President Niinistö added that one of his commitments as a HeForShe Impact Champion of UN Women will be to reduce violence against women in Finland. “The issue of the persistent high level of violence against women and girls, not only in Finland but globally, is a source of deep disquiet and concern for me. In order to build more equal and sustainable societies, this violence has to stop.”

President Niinistö and Secretary General of the Council of Europe Thorbjørn Jagland discussed Russia’s role within the Council of Europe. © Council of Europe / Candice Imbert

Russia’s exit would be a significant loss

President Niinistö noted that the Council of Europe currently finds itself in a worrying political situation on account of Russia’s role within in the Council, membership fees and membership. Russia is currently not participating in the work of the Parliamentary Assembly of the Council of Europe. “Let me be clear: there are no doubts about the origin of this situation. Finland was among the first countries to publicly condemn the annexation of Crimea. Nonetheless, Russia’s departure from the Council of Europe would be a loss for all sides. And ultimately, it would be yet another blow for the entire rules-based international order,” President Niinistö said, adding that he was confident the Council of Europe would find the way to solve this current crisis.

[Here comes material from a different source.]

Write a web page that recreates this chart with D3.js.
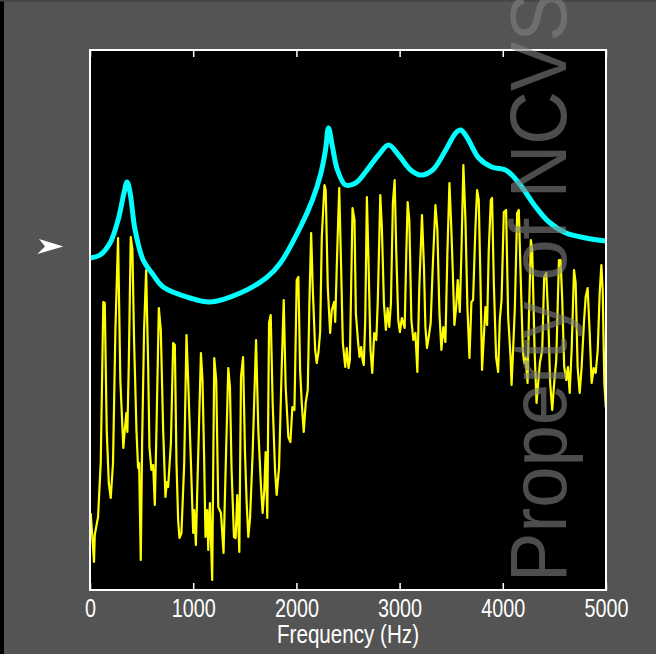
<!DOCTYPE html>
<html>
<head>
<meta charset="utf-8">
<script src="https://cdn.jsdelivr.net/npm/d3@7"></script>
<style>
  body { margin: 0; background: #545454; }
  svg { display: block; }
</style>
</head>
<body>
<div id="chart"></div>
<script>
// harmonic spectrum (yellow), frequency in Hz and level in dB
const specFreq = [7,39,46,78,104,129,143,162,182,201,223,246,272,294,311,323,337,352,362,376,395,411,427,450,466,476,492,505,524,544,563,576,595,612,628,644,667,686,709,731,745,757,784,806,822,838,854,867,886,913,935,951,978,1000,1010,1026,1042,1075,1090,1107,1119,1136,1146,1162,1184,1204,1223,1243,1269,1294,1314,1340,1356,1372,1395,1411,1427,1447,1463,1483,1502,1518,1534,1551,1576,1609,1631,1657,1673,1689,1702,1718,1735,1751,1770,1793,1809,1832,1857,1877,1896,1922,1942,1961,1981,2003,2019,2036,2052,2071,2090,2110,2126,2143,2158,2182,2197,2214,2230,2246,2272,2284,2304,2327,2343,2366,2376,2395,2415,2430,2450,2473,2488,2505,2518,2544,2563,2576,2596,2612,2628,2641,2653,2667,2683,2699,2718,2735,2754,2774,2789,2813,2828,2848,2867,2884,2900,2916,2935,2952,2968,2987,3003,3022,3049,3065,3078,3094,3114,3133,3153,3172,3191,3217,3236,3250,3265,3282,3301,3320,3347,3366,3386,3405,3424,3444,3463,3483,3498,3515,3531,3547,3563,3583,3599,3618,3638,3657,3677,3696,3712,3735,3751,3767,3784,3799,3816,3832,3848,3864,3884,3896,3913,3935,3955,3971,3988,4010,4032,4052,4075,4085,4100,4117,4139,4155,4175,4194,4207,4220,4240,4253,4272,4285,4308,4327,4343,4359,4382,4401,4421,4440,4459,4479,4498,4518,4544,4560,4576,4595,4615,4631,4648,4667,4690,4706,4725,4745,4764,4786,4803,4822,4842,4861,4881,4900,4920,4939,4955,4968,4984,4998,5000];
const specLevel = [15.4,5.6,11,14.6,25.4,57.6,57.4,32,21.4,18.4,25.4,52,70.4,42,34,28.4,32,35.4,31.6,45.4,70.6,68,50,32,24.4,25.4,6,29.4,52,64,45.4,28.6,24,25,17,32,56.4,52,32,18.6,21.6,20.6,29.4,49.4,49,25.4,14,10.4,11.4,25.4,51,42,25.4,11.4,16,9,22,47.4,42,25.4,10.6,16,8,17.4,2,46.4,42,16.6,15.4,7.4,24,44.4,40.6,24,10.6,10.4,19,7.6,42.6,46.6,27.4,17.4,10.6,14.4,27.4,50,32,20.6,15.4,20,27.6,14.4,53.4,55,37.4,24,19,24.6,44,58,40.6,30.6,29.6,36.6,36,62,62.6,44,37.4,31.6,37.4,40,57.4,71.4,60.6,48,45.4,47.6,51.6,70.6,81,80,60.6,51.4,56,57.6,53.6,67.4,80.4,67.4,49.4,44.6,48.4,44.4,46,76.4,74,55.4,50,46.6,48.6,46,45,54,78.6,65.4,48,43.4,51.4,50,58,79,72.6,57.4,52,56.4,52.6,57.4,77.4,82,67.4,54,51.6,54.4,52.4,67.4,77.6,74,54,50,51.4,43.6,60.6,75,64.6,52.6,48.4,50.6,53.4,64,77,72,55.4,48,52.6,49.6,67.4,81.4,74,64,53,56.4,62,55.6,67.4,85,74,56.6,46.4,57.6,58,72.6,80,78,61.4,44,50.6,56.6,53,68,78,78.4,61.4,46.6,43.6,54,58,75.6,76,54.6,46.6,41,48,56.6,75.4,76,61.4,48,45.4,46.6,41.4,54.6,70,68,48,37.4,41.4,45.4,48,62.6,63.4,54.6,41.4,36,41.4,46,66,66,58,44.6,42,44.6,39.4,48,64,61.4,44.6,39.4,44.6,53.4,58.6,60.4,51.4,41.4,44.4,43.4,48,59.4,65,60,41.4,36.6,48];

// smooth envelope (cyan)
const envFreq = [0,97,194,272,330,359,388,437,515,600,709,971,1165,1456,1718,1845,2039,2155,2233,2282,2311,2350,2398,2476,2573,2670,2796,2893,2990,3107,3204,3320,3447,3544,3592,3651,3767,3893,4026,4088,4185,4320,4447,4612,4806,5000];
const envLevel = [66.4,67,69.4,74,79.5,81.6,79.5,72,66,63.4,60.6,58.4,57.6,59.4,62.6,65.4,72.6,78,83,88,92.4,88.6,84,81,81.4,83.6,87,89,87,84,83,84,88,91.4,92,90.6,86.4,84.6,84,83,80.6,76.6,73.6,71.4,70.4,69.8];

const tickHz = [0, 1000, 2000, 3000, 4000, 5000];
const arrowLevel = 68.7;

const width = 656, height = 654;
const plotL = 90, plotR = 606, plotT = 50, plotB = 590;

const svg = d3.select("#chart")
  .append("svg")
  .attr("width", width)
  .attr("height", height);

svg.append("rect").attr("width", width).attr("height", height).attr("fill", "#545454");
svg.append("rect").attr("width", 4).attr("height", height).attr("fill", "#000");
svg.append("rect").attr("width", width).attr("height", 1.5).attr("fill", "#444");

const x = d3.scaleLinear().domain([0, 5000]).range([plotL, plotR]);
const y = d3.scaleLinear().domain([0, 108]).range([plotB, plotT]);

svg.append("rect")
  .attr("x", plotL).attr("y", plotT)
  .attr("width", plotR - plotL).attr("height", plotB - plotT)
  .attr("fill", "#000");

svg.append("defs").append("clipPath").attr("id", "plot")
  .append("rect")
  .attr("x", plotL).attr("y", plotT)
  .attr("width", plotR - plotL).attr("height", plotB - plotT);

const plot = svg.append("g").attr("clip-path", "url(#plot)");

const spec = d3.zip(specFreq, specLevel);
const env = d3.zip(envFreq, envLevel);

plot.append("path")
  .datum(spec)
  .attr("fill", "none")
  .attr("stroke", "#ffff00")
  .attr("stroke-width", 2.2)
  .attr("stroke-linejoin", "round")
  .attr("d", d3.line().x(d => x(d[0])).y(d => y(d[1])));

plot.append("path")
  .datum(env)
  .attr("fill", "none")
  .attr("stroke", "#00ffff")
  .attr("stroke-width", 5)
  .attr("d", d3.line().curve(d3.curveCatmullRom.alpha(0.5)).x(d => x(d[0])).y(d => y(d[1])));

// axes: ticks point inward, top and bottom
const xAxis = svg.append("g")
  .attr("transform", `translate(0,${plotB})`)
  .call(d3.axisBottom(x).tickValues(tickHz).tickFormat(d3.format("d"))
    .tickSizeInner(-7).tickSizeOuter(0).tickPadding(9));
xAxis.select(".domain").remove();
xAxis.selectAll("line").attr("stroke", "#fff").attr("stroke-width", 1.5);
xAxis.selectAll("text")
  .attr("fill", "#fff")
  .style("font-family", "'Liberation Sans', Arial, sans-serif")
  .style("font-size", "25px")
  .attr("textLength", d => String(d).length * 11)
  .attr("lengthAdjust", "spacingAndGlyphs");

const topAxis = svg.append("g")
  .attr("transform", `translate(0,${plotT})`)
  .call(d3.axisTop(x).tickValues(tickHz).tickSizeInner(-7).tickSizeOuter(0).tickFormat(""));
topAxis.select(".domain").remove();
topAxis.selectAll("line").attr("stroke", "#fff").attr("stroke-width", 1.5);

svg.append("rect")
  .attr("x", plotL).attr("y", plotT)
  .attr("width", plotR - plotL).attr("height", plotB - plotT)
  .attr("fill", "none")
  .attr("stroke", "#fff")
  .attr("stroke-width", 2);

svg.append("text")
  .attr("x", (plotL + plotR) / 2)
  .attr("y", 643)
  .attr("text-anchor", "middle")
  .attr("fill", "#fff")
  .style("font-family", "'Liberation Sans', Arial, sans-serif")
  .style("font-size", "25px")
  .attr("textLength", 142)
  .attr("lengthAdjust", "spacingAndGlyphs")
  .text("Frequency (Hz)");

// level marker arrow on the left
const ya = y(arrowLevel);
svg.append("path")
  .attr("d", `M63.3,${ya} L39,${ya - 7.4} L45,${ya} L37.3,${ya + 7.6} Z`)
  .attr("fill", "#fff");

// watermark
svg.append("text")
  .attr("transform", "translate(566,582) rotate(-90)")
  .attr("fill", "#808080")
  .attr("fill-opacity", 0.6)
  .style("font-family", "'Liberation Sans', Arial, sans-serif")
  .style("font-size", "79px")
  .attr("textLength", 590)
  .attr("lengthAdjust", "spacingAndGlyphs")
  .text("Property of NCVS");
</script>
</body>
</html>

The issue of Russia’s participation in the work of the Council of Europe was also raised in President Niinistö’s meetings with Thorbjørn Jagland, Secretary General of the Council of Europe and Liliane Maury Pasquier, President of the Parliamentary Assembly of the Council of Europe. President Pasquier and President Niinistö’s discussions focused at length on the issue of equality.

During his visit to Strasbourg, President Niinistö also met with Dunja Mijatović, Council of Europe Commissioner for Human Rights and Guido Raimondi, President of the European Court of Human Rights. President Niinistö also attended a commemorative ceremony to mark Holocaust Remembrance Day and the opening of an exhibition celebrating the 60th anniversary of the European Court of Human Rights.